Le groupe de l’Union centriste se réjouit donc de la manière dont M. le rapporteur de la commission des lois a examiné ce texte et des propositions qu’il fait. Si l’on peut considérer qu’il est, à terme, d’utilité publique de supprimer un échelon dans la procédure d’appel, comme cela a déjà été fait en 1971, il n’en est pas moins vrai que les conditions dans lesquelles s’effectue cette réforme ne sont pas correctes, notamment au regard des personnes touchées. Notre rapporteur s’est efforcé de remédier à une telle situation.

À titre personnel, je tiens à vous dire, madame le garde des sceaux, mes chers collègues, que j’ai été frappé par la dignité et l’incompréhension des avoués que j’ai rencontrés. L’un d’eux m’a dit cette phrase : « Notre profession est morte d’invisibilité ». Je crains malheureusement que cette remarque ne reflète bel et bien une triste réalité : jusqu’à présent, les avoués faisaient leur métier – et la grande majorité d’entre eux très bien –, ils gagnaient plutôt bien leur vie, étaient de bons patrons pour leurs salariés et ne demandaient rien à personne, ne faisant pas parler d’eux… Peut-être auraient-ils dû ?

Madame le garde des sceaux, je crois que les avoués vivent très mal depuis la publication des préconisations de M. Attali ; je crois que leurs propositions visant à faire évoluer leur métier n’ont pas été entendues ni même écoutées ; je crois que leur invisibilité ne signifiait pas médiocrité ou insignifiance et que ni la justice ni le justiciable ne sortiront gagnants de cette suppression telle qu’elle a été prévue.

Nous nous félicitons donc des travaux de la commission des lois.
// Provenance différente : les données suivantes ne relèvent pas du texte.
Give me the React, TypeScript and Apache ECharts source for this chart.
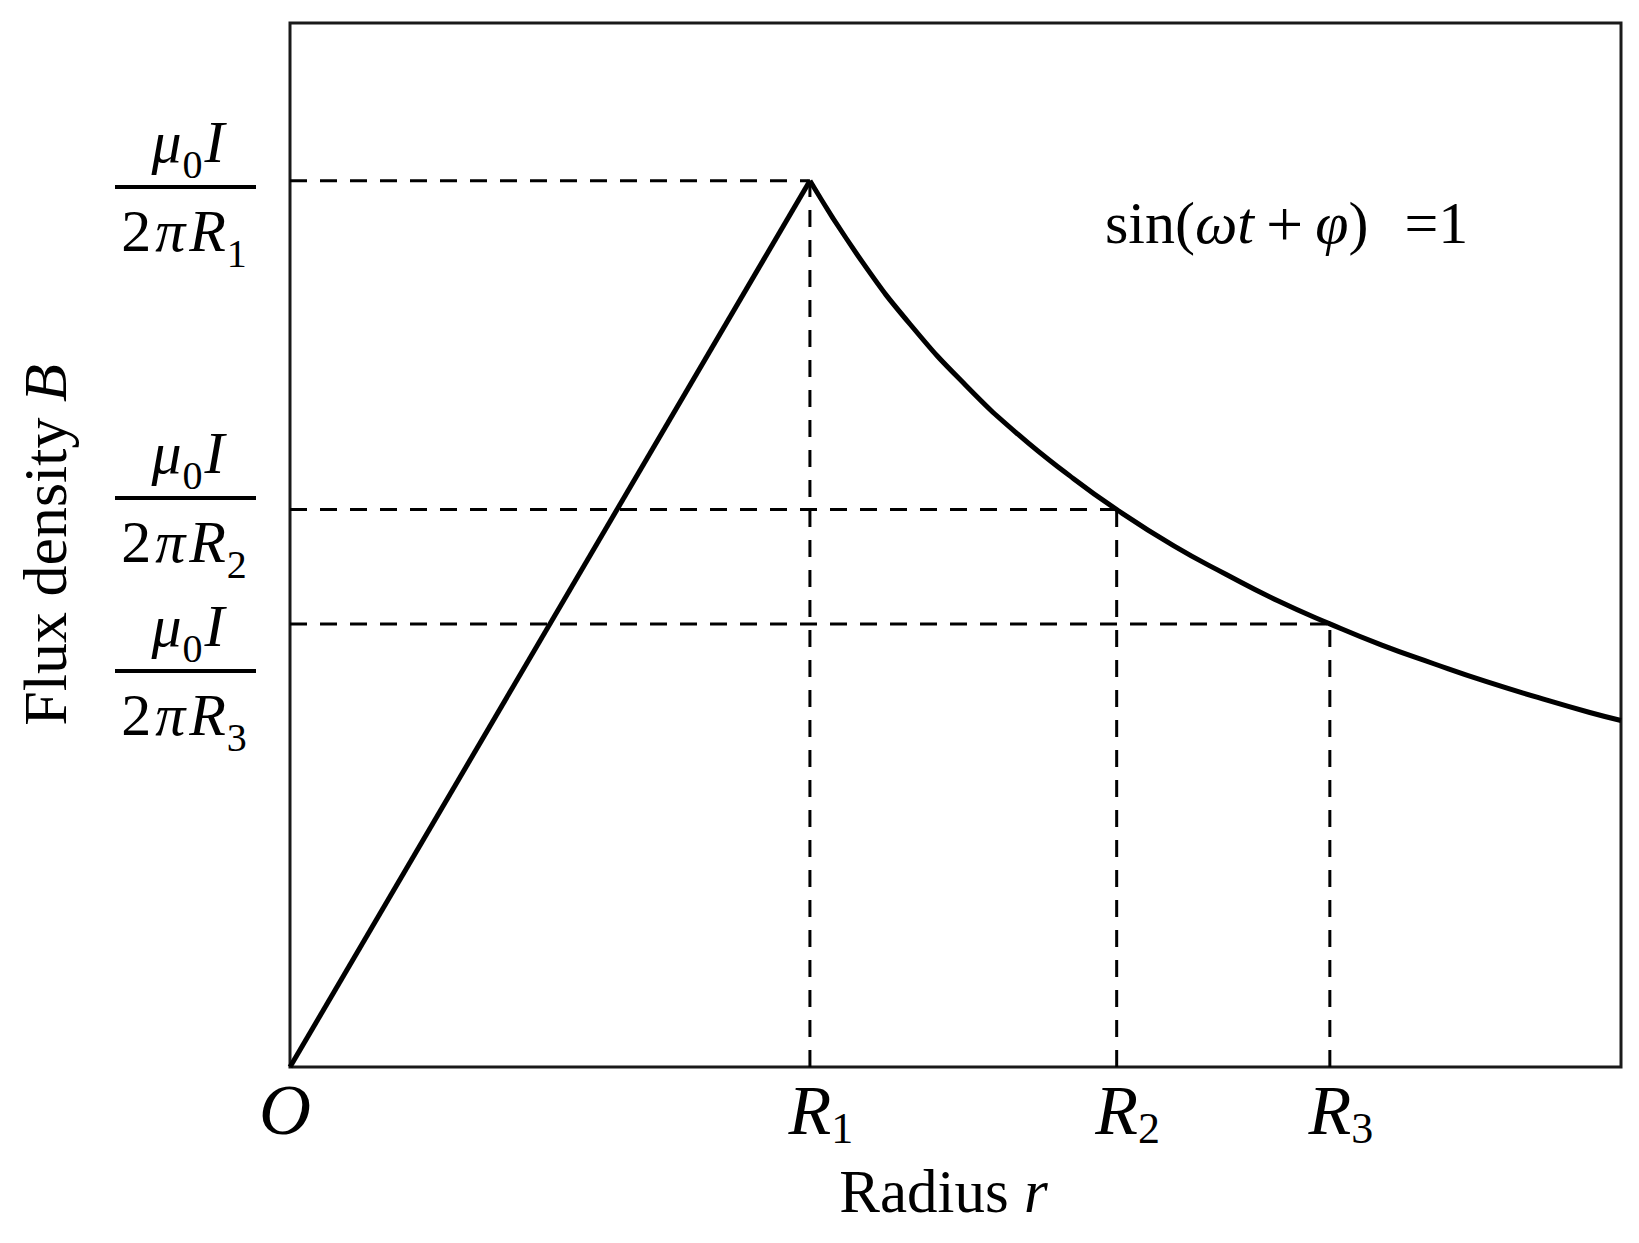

Le texte qu’elle propose améliore les conditions d’indemnisation du personnel salarié et prévoit une indemnisation plus équitable des avoués. Soutenant l’action de M. le rapporteur, je vous proposerai toutefois, mes chers collègues, quelques amendements de précision et un amendement visant à prolonger d’une année supplémentaire la période transitoire, de telle sorte que les avoués et leurs personnels ainsi que la justice et les justiciables n’aient pas à regretter les conditions de mise en œuvre de cette décision politique.